* _EXERCISE_
Reproduce the data exactly.

* _WORKING DATA_

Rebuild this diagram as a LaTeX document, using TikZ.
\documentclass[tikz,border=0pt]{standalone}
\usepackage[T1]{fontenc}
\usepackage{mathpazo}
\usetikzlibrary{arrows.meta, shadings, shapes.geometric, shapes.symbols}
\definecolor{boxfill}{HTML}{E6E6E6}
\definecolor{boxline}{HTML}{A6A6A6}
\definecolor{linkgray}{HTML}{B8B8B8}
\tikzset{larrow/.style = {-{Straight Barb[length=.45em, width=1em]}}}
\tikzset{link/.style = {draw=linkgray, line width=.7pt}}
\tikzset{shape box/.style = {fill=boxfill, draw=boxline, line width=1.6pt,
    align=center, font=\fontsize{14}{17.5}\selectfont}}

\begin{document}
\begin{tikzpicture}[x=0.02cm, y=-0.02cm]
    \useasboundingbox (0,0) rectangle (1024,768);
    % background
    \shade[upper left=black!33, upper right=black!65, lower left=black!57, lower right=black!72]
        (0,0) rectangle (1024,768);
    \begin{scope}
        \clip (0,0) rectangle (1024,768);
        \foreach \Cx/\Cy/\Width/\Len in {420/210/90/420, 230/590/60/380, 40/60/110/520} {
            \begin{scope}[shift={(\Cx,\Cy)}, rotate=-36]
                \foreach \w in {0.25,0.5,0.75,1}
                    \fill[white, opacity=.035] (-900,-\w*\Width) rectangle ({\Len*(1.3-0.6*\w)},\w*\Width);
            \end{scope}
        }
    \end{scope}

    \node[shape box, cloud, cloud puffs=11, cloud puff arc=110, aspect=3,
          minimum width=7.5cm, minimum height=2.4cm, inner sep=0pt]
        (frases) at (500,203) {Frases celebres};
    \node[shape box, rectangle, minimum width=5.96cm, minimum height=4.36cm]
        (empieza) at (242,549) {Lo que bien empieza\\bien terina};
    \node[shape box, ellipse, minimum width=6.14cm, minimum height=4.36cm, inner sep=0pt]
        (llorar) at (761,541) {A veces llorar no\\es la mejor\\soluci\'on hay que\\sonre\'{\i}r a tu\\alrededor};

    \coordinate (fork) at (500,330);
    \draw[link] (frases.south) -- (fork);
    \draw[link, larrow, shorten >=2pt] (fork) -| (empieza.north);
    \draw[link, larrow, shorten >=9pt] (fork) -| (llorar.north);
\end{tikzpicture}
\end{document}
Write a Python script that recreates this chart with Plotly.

* _COMPLETED EXERCISE_
Rebuild this diagram as a LaTeX document, using TikZ.
\documentclass[tikz,border=0pt]{standalone}
\usepackage[T1]{fontenc}
\usepackage{mathpazo}
\usetikzlibrary{arrows.meta, shadings, shapes.geometric, shapes.symbols}
\definecolor{boxfill}{HTML}{E6E6E6}
\definecolor{boxline}{HTML}{A6A6A6}
\definecolor{linkgray}{HTML}{B8B8B8}
\tikzset{larrow/.style = {-{Straight Barb[length=.45em, width=1em]}}}
\tikzset{link/.style = {draw=linkgray, line width=.7pt}}
\tikzset{shape box/.style = {fill=boxfill, draw=boxline, line width=1.6pt,
    align=center, font=\fontsize{14}{17.5}\selectfont}}

\begin{document}
\begin{tikzpicture}[x=0.02cm, y=-0.02cm]
    \useasboundingbox (0,0) rectangle (1024,768);
    % background
    \shade[upper left=black!33, upper right=black!65, lower left=black!57, lower right=black!72]
        (0,0) rectangle (1024,768);
    \begin{scope}
        \clip (0,0) rectangle (1024,768);
        \foreach \Cx/\Cy/\Width/\Len in {420/210/90/420, 230/590/60/380, 40/60/110/520} {
            \begin{scope}[shift={(\Cx,\Cy)}, rotate=-36]
                \foreach \w in {0.25,0.5,0.75,1}
                    \fill[white, opacity=.035] (-900,-\w*\Width) rectangle ({\Len*(1.3-0.6*\w)},\w*\Width);
            \end{scope}
        }
    \end{scope}

    \node[shape box, cloud, cloud puffs=11, cloud puff arc=110, aspect=3,
          minimum width=7.5cm, minimum height=2.4cm, inner sep=0pt]
        (frases) at (500,203) {Frases celebres};
    \node[shape box, rectangle, minimum width=5.96cm, minimum height=4.36cm]
        (empieza) at (242,549) {Lo que bien empieza\\bien terina};
    \node[shape box, ellipse, minimum width=6.14cm, minimum height=4.36cm, inner sep=0pt]
        (llorar) at (761,541) {A veces llorar no\\es la mejor\\soluci\'on hay que\\sonre\'{\i}r a tu\\alrededor};

    \coordinate (fork) at (500,330);
    \draw[link] (frases.south) -- (fork);
    \draw[link, larrow, shorten >=2pt] (fork) -| (empieza.north);
    \draw[link, larrow, shorten >=9pt] (fork) -| (llorar.north);
\end{tikzpicture}
\end{document}
Write a Python script that recreates this chart with Plotly.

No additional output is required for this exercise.